> TO BE DONE: Reproduce every line of the material below, but drop the pictures.

> PROVIDED MATERIAL:
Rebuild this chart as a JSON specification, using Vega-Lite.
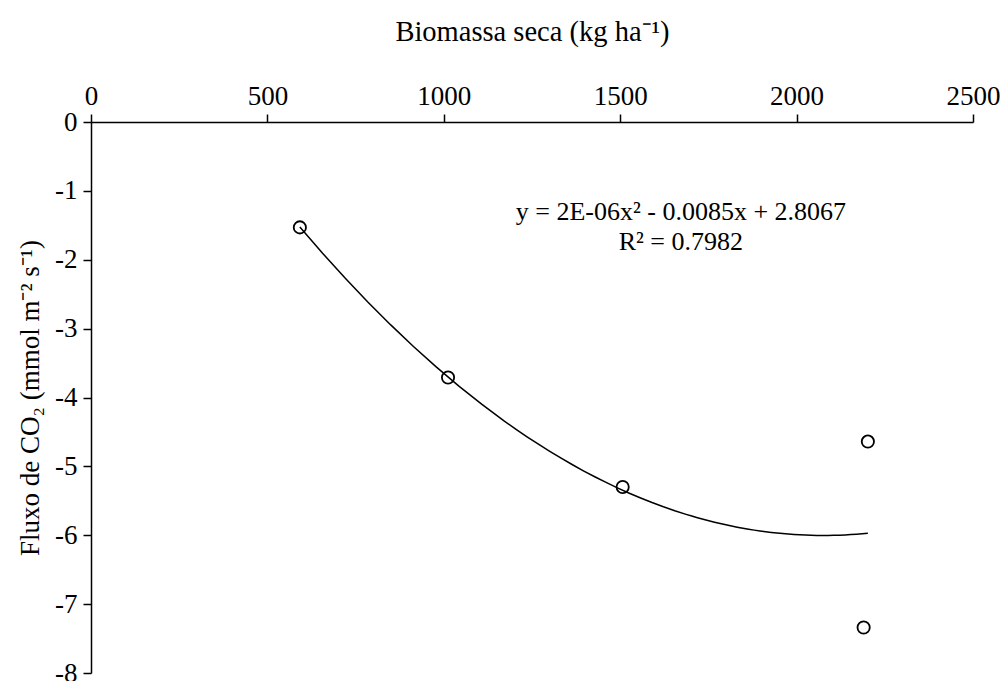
{
  "$schema": "https://vega.github.io/schema/vega-lite/v6.json",
  "width": 882,
  "height": 551,
  "autosize": {"type": "none"},
  "padding": {"left": 91, "top": 122, "right": 33, "bottom": 8},
  "background": "white",
  "config": {
    "view": {"stroke": null},
    "font": "Liberation Serif",
    "axis": {
      "grid": false,
      "domainColor": "black",
      "domainWidth": 1.5,
      "tickColor": "black",
      "tickWidth": 1.5,
      "tickSize": 8,
      "labelFlush": false,
      "labelOverlap": false,
      "labelFont": "Liberation Serif",
      "labelFontSize": 27,
      "labelColor": "black",
      "titleFont": "Liberation Serif",
      "titleFontSize": 27,
      "titleFontWeight": "normal",
      "titleColor": "black"
    }
  },
  "datasets": {
    "pts": [
      {"biomassa": 592, "fluxo": -1.53},
      {"biomassa": 1012, "fluxo": -3.71},
      {"biomassa": 1507, "fluxo": -5.30},
      {"biomassa": 2202, "fluxo": -4.64},
      {"biomassa": 2190, "fluxo": -7.34}
    ],
    "labels": [
      {"biomassa": 1672, "fluxo": -1.31, "txt": "y = 2E-06x² - 0.0085x + 2.8067"},
      {"biomassa": 1672, "fluxo": -1.74, "txt": "R² = 0.7982"}
    ]
  },
  "layer": [
    {
      "data": {"name": "pts"},
      "transform": [
        {"regression": "fluxo", "on": "biomassa", "method": "poly", "order": 2}
      ],
      "mark": {"type": "line", "color": "black", "strokeWidth": 1.5},
      "encoding": {
        "x": {
          "field": "biomassa", "type": "quantitative",
          "scale": {"domain": [0, 2500], "nice": false},
          "axis": {"orient": "top", "values": [0, 500, 1000, 1500, 2000, 2500], "labelExpr": "'' + datum.value", "labelFont": "Liberation Serif", "titleFont": "Liberation Serif", "titleFontSize": 28.5, "title": "Biomassa seca (kg ha⁻¹)", "titlePadding": 36, "labelPadding": 4}
        },
        "y": {
          "field": "fluxo", "type": "quantitative",
          "scale": {"domain": [-8, 0], "nice": false},
          "axis": {"values": [0, -1, -2, -3, -4, -5, -6, -7, -8], "labelExpr": "'' + datum.value", "labelFont": "Liberation Serif", "titleFont": "Liberation Serif", "title": "Fluxo de CO₂ (mmol m⁻² s⁻¹)", "titlePadding": 10, "labelPadding": 6}
        }
      }
    },
    {
      "data": {"name": "pts"},
      "mark": {"type": "point", "shape": "circle", "filled": false, "stroke": "black", "strokeWidth": 1.8, "size": 150, "opacity": 1},
      "encoding": {
        "x": {"field": "biomassa", "type": "quantitative"},
        "y": {"field": "fluxo", "type": "quantitative"}
      }
    },
    {
      "data": {"name": "labels"},
      "mark": {"type": "text", "font": "Liberation Serif", "fontSize": 26, "color": "black", "align": "center", "baseline": "middle"},
      "encoding": {
        "x": {"field": "biomassa", "type": "quantitative"},
        "y": {"field": "fluxo", "type": "quantitative"},
        "text": {"field": "txt"}
      }
    }
  ]
}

> RIGHT ANSWER:
Rebuild this chart as a JSON specification, using Vega-Lite.
{
  "$schema": "https://vega.github.io/schema/vega-lite/v6.json",
  "width": 882,
  "height": 551,
  "autosize": {"type": "none"},
  "padding": {"left": 91, "top": 122, "right": 33, "bottom": 8},
  "background": "white",
  "config": {
    "view": {"stroke": null},
    "font": "Liberation Serif",
    "axis": {
      "grid": false,
      "domainColor": "black",
      "domainWidth": 1.5,
      "tickColor": "black",
      "tickWidth": 1.5,
      "tickSize": 8,
      "labelFlush": false,
      "labelOverlap": false,
      "labelFont": "Liberation Serif",
      "labelFontSize": 27,
      "labelColor": "black",
      "titleFont": "Liberation Serif",
      "titleFontSize": 27,
      "titleFontWeight": "normal",
      "titleColor": "black"
    }
  },
  "datasets": {
    "pts": [
      {"biomassa": 592, "fluxo": -1.53},
      {"biomassa": 1012, "fluxo": -3.71},
      {"biomassa": 1507, "fluxo": -5.30},
      {"biomassa": 2202, "fluxo": -4.64},
      {"biomassa": 2190, "fluxo": -7.34}
    ],
    "labels": [
      {"biomassa": 1672, "fluxo": -1.31, "txt": "y = 2E-06x² - 0.0085x + 2.8067"},
      {"biomassa": 1672, "fluxo": -1.74, "txt": "R² = 0.7982"}
    ]
  },
  "layer": [
    {
      "data": {"name": "pts"},
      "transform": [
        {"regression": "fluxo", "on": "biomassa", "method": "poly", "order": 2}
      ],
      "mark": {"type": "line", "color": "black", "strokeWidth": 1.5},
      "encoding": {
        "x": {
          "field": "biomassa", "type": "quantitative",
          "scale": {"domain": [0, 2500], "nice": false},
          "axis": {"orient": "top", "values": [0, 500, 1000, 1500, 2000, 2500], "labelExpr": "'' + datum.value", "labelFont": "Liberation Serif", "titleFont": "Liberation Serif", "titleFontSize": 28.5, "title": "Biomassa seca (kg ha⁻¹)", "titlePadding": 36, "labelPadding": 4}
        },
        "y": {
          "field": "fluxo", "type": "quantitative",
          "scale": {"domain": [-8, 0], "nice": false},
          "axis": {"values": [0, -1, -2, -3, -4, -5, -6, -7, -8], "labelExpr": "'' + datum.value", "labelFont": "Liberation Serif", "titleFont": "Liberation Serif", "title": "Fluxo de CO₂ (mmol m⁻² s⁻¹)", "titlePadding": 10, "labelPadding": 6}
        }
      }
    },
    {
      "data": {"name": "pts"},
      "mark": {"type": "point", "shape": "circle", "filled": false, "stroke": "black", "strokeWidth": 1.8, "size": 150, "opacity": 1},
      "encoding": {
        "x": {"field": "biomassa", "type": "quantitative"},
        "y": {"field": "fluxo", "type": "quantitative"}
      }
    },
    {
      "data": {"name": "labels"},
      "mark": {"type": "text", "font": "Liberation Serif", "fontSize": 26, "color": "black", "align": "center", "baseline": "middle"},
      "encoding": {
        "x": {"field": "biomassa", "type": "quantitative"},
        "y": {"field": "fluxo", "type": "quantitative"},
        "text": {"field": "txt"}
      }
    }
  ]
}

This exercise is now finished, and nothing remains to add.